* _Work required_
Scan the lines below for the word "seaborn". Copy each line you find it in.

↓

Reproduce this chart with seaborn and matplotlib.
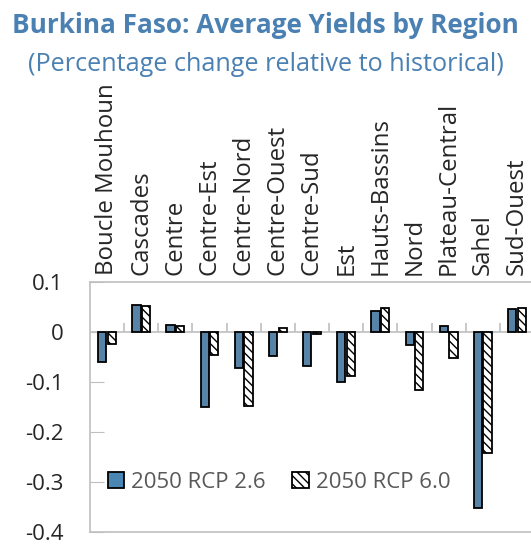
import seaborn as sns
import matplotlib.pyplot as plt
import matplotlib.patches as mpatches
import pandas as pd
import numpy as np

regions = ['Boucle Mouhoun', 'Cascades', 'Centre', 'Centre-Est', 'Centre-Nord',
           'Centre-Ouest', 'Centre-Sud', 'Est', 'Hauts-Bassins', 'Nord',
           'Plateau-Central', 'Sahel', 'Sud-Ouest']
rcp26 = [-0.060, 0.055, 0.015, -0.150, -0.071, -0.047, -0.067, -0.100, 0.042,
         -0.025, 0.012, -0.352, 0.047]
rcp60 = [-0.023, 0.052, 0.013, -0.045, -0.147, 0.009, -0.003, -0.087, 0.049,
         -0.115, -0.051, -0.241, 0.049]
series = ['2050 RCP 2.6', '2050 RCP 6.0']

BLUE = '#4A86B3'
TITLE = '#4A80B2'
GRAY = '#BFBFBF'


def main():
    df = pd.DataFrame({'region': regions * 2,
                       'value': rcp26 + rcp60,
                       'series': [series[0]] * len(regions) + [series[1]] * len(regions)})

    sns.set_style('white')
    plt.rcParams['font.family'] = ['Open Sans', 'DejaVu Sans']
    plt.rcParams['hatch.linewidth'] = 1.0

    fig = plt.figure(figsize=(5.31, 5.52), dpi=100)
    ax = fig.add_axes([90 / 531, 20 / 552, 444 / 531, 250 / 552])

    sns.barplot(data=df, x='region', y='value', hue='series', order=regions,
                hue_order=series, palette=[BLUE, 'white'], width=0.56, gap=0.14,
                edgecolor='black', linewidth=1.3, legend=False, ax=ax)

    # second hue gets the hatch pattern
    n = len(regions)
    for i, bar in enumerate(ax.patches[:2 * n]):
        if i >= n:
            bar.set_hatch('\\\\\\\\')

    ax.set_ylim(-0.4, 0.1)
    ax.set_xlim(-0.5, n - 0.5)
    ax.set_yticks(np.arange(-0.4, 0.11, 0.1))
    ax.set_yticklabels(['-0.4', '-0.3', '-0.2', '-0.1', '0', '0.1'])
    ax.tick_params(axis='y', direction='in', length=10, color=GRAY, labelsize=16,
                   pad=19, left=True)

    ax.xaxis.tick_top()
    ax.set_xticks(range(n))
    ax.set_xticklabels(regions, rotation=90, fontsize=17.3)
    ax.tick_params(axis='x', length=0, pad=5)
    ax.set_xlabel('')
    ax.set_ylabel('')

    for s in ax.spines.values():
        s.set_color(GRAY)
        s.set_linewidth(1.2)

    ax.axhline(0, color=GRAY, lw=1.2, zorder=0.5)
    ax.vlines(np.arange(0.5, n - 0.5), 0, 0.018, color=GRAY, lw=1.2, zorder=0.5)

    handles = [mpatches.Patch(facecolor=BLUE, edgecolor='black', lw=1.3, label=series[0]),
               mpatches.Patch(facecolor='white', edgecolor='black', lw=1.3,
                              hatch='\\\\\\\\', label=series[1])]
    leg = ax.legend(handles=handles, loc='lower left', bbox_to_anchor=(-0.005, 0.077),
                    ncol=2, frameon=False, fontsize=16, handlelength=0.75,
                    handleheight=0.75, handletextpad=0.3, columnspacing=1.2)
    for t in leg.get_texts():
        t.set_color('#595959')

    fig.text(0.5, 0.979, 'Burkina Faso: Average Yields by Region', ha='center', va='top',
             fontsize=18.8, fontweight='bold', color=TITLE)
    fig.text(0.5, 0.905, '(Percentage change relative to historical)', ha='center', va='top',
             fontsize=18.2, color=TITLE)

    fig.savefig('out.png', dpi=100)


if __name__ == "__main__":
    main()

↑

* _Solution_
Reproduce this chart with seaborn and matplotlib.
import seaborn as sns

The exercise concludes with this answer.